■ **Stated goal**: Pull every line containing "image" out of the material below.

>>>

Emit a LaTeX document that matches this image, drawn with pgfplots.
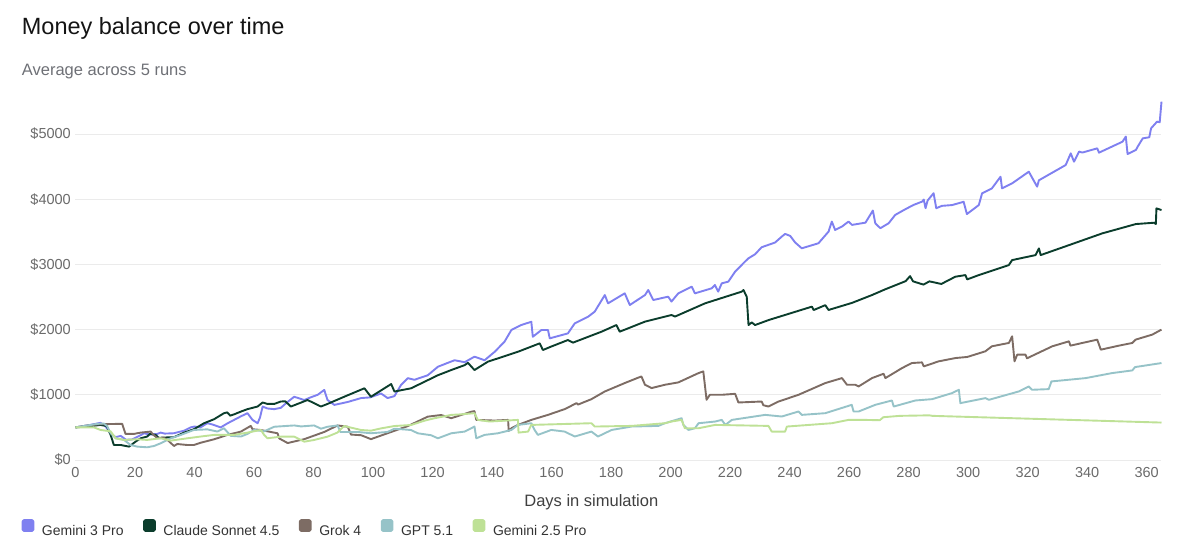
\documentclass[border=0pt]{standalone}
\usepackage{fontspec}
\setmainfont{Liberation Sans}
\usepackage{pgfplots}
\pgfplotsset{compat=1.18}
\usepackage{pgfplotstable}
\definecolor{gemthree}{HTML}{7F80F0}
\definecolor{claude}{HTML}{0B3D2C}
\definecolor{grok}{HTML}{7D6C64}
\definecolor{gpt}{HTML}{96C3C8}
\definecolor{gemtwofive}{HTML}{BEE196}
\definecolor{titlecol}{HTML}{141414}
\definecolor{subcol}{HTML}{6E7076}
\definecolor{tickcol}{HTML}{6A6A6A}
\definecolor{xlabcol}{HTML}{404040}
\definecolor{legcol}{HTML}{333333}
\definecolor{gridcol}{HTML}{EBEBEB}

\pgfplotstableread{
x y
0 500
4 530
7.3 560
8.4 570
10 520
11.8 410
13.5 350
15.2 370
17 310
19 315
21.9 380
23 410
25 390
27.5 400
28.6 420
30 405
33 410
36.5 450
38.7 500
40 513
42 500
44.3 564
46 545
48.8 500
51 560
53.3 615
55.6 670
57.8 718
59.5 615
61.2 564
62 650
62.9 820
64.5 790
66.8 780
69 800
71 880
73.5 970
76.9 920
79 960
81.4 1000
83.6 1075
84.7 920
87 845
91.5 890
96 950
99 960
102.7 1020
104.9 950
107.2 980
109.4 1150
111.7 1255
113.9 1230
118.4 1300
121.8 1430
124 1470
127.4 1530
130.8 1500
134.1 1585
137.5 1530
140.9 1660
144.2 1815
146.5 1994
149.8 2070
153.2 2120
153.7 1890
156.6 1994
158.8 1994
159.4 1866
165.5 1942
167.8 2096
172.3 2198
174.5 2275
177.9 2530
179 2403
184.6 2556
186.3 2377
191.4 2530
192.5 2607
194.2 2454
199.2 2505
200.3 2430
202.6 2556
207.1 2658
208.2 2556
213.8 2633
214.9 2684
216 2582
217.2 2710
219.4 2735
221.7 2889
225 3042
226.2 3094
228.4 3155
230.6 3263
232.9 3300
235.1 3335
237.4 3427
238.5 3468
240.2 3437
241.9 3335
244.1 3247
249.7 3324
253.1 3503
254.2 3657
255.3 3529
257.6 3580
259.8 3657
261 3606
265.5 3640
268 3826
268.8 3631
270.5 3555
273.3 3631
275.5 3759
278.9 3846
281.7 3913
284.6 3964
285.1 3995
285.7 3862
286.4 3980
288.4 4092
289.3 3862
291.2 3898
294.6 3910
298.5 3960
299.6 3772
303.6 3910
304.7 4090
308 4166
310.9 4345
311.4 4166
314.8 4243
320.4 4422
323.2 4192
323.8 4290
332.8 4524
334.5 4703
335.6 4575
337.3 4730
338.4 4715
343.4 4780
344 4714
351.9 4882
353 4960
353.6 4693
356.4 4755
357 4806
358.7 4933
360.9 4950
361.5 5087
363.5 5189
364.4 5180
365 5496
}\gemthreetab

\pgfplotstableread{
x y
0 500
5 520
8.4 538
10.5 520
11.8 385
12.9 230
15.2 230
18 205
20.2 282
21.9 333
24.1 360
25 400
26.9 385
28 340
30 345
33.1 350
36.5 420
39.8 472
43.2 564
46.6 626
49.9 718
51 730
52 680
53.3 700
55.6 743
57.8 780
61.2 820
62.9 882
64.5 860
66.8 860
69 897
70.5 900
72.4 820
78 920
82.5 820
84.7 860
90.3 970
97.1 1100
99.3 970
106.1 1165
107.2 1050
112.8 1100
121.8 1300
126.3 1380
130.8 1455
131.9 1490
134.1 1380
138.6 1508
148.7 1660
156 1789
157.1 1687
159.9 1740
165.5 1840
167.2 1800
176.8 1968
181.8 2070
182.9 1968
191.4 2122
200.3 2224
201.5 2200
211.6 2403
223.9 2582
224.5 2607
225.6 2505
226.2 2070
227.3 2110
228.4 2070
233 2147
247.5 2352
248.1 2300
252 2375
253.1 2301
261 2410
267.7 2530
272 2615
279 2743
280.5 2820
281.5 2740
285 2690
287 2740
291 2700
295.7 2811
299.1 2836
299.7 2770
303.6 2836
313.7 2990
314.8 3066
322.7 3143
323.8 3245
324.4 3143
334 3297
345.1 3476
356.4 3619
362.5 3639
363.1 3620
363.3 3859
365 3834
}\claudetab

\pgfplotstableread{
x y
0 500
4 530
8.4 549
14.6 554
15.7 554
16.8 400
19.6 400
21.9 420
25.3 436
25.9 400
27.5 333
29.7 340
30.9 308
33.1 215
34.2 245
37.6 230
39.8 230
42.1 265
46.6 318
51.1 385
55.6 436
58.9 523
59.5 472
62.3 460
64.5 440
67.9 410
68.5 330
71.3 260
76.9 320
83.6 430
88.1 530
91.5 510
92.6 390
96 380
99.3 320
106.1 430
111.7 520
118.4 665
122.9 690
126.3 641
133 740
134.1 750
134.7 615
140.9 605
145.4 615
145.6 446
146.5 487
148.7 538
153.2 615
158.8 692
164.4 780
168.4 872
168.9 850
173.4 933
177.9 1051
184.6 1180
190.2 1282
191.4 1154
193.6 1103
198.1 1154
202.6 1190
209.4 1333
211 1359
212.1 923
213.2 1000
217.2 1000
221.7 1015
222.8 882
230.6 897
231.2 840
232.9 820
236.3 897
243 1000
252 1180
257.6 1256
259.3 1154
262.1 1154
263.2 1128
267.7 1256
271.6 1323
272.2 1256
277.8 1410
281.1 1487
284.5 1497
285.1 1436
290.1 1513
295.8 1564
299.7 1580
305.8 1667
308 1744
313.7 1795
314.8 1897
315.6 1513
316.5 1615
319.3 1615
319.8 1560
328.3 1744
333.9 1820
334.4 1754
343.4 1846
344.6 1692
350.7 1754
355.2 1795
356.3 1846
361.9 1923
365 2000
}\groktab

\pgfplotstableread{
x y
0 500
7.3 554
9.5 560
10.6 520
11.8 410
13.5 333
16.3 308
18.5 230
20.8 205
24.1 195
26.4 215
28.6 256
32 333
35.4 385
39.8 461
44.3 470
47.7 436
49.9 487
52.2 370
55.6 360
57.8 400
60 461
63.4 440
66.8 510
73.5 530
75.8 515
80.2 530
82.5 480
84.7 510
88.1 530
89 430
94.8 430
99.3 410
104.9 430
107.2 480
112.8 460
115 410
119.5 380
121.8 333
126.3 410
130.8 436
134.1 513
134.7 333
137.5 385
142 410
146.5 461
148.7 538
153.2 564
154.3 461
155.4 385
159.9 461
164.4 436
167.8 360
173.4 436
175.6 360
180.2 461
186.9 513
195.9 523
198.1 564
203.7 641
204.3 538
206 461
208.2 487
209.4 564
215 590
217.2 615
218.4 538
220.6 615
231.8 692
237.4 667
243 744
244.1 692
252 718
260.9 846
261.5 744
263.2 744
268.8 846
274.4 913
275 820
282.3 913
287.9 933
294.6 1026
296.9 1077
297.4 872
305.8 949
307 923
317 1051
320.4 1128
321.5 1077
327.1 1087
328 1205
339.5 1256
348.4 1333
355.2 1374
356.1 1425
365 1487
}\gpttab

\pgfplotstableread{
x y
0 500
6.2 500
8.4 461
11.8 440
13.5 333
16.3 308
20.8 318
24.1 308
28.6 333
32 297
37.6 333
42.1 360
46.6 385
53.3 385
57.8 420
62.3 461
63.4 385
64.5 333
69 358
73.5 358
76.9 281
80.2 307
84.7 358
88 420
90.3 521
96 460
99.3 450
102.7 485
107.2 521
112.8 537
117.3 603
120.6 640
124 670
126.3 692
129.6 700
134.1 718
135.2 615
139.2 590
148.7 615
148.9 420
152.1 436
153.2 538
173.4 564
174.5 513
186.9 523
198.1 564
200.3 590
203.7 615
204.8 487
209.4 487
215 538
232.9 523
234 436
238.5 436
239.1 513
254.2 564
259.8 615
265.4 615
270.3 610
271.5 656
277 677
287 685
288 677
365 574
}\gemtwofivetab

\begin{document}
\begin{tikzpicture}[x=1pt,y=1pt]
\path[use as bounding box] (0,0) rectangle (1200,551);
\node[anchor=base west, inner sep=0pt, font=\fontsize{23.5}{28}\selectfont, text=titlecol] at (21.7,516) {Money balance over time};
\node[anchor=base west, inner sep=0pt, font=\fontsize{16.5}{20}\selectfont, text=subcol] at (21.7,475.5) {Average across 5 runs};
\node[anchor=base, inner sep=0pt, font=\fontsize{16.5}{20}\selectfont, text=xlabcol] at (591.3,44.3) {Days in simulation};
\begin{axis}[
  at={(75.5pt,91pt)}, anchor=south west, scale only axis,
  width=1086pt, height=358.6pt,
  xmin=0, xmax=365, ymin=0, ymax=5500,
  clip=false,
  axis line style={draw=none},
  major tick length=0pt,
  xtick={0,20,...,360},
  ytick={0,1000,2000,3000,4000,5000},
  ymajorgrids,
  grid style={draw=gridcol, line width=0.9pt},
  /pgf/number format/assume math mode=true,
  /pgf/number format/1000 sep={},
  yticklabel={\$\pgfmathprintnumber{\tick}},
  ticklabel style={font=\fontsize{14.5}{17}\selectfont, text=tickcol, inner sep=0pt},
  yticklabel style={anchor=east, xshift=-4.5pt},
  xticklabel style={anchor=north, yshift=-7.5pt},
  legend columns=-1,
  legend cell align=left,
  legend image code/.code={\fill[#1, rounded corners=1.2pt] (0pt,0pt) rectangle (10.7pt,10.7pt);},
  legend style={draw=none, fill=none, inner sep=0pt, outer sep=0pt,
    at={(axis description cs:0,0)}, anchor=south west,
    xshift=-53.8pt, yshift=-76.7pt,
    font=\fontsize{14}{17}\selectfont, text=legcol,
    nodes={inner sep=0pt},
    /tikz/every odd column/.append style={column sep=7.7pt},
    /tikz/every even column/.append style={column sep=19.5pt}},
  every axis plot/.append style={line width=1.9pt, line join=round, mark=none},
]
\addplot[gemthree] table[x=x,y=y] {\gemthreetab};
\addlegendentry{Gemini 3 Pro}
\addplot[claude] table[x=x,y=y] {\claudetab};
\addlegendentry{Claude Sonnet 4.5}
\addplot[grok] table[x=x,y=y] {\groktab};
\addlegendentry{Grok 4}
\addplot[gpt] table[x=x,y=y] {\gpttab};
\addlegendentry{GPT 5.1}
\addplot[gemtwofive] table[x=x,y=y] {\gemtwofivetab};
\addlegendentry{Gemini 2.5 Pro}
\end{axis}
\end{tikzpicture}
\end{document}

<<<

■ **Finished answer**:
Emit a LaTeX document that matches this image, drawn with pgfplots.
  legend image code/.code={\fill[#1, rounded corners=1.2pt] (0pt,0pt) rectangle (10.7pt,10.7pt);},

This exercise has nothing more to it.